Eastbound travelers on Interstate 40 drive past an art installation called the Cadillac Ranch just before coming into Amarillo. It is a line of Cadillacs buried nose-first in the ground and covered with graffiti. About 30 miles after Amarillo is a similar sight, a line of Volkswagen Beetles lined up in similar fashion. This is part of the remains of a ghost town named Conway.
Conway was founded in the late 1800’s, long before becoming a Route 66 town in 1930. Much like many communities on the historic highway, creation of the Interstate system gave people a way to go further and faster in the late 1960’s. It especially hurt that this stretch was about a mile north of town. Residents adapted by moving businesses to the new Interstate exit and did pretty well for a couple years until a steep decline in 1970. The longest surviving business was a service station with a store named Longhorn Ranch and Rattlesnake Ranch attraction. No Interstate is complete without truck stops, so one was eventually built across the street in 2002. The service station owners decided to mimic the famous Cadillac Ranch and created the Bug Ranch. This only helped for a brief time because the business closed a year later.
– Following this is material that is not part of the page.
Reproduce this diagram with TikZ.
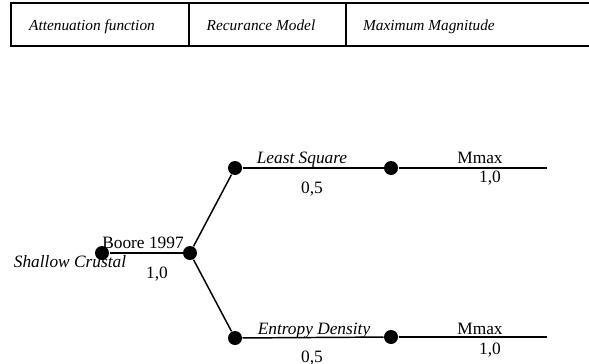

The Longhorn and Bug Ranches are now badly vandalized and the Beetles are covered with as much spray paint as their cousin to the West. Additional remains of Conway, a mile south, include a boarded up school (built in 1930), several small structures in conditions varying from barely holding on to piles of wood, residents of 3 newer houses, and 2 sets of grain elevators built next to an abandoned railway.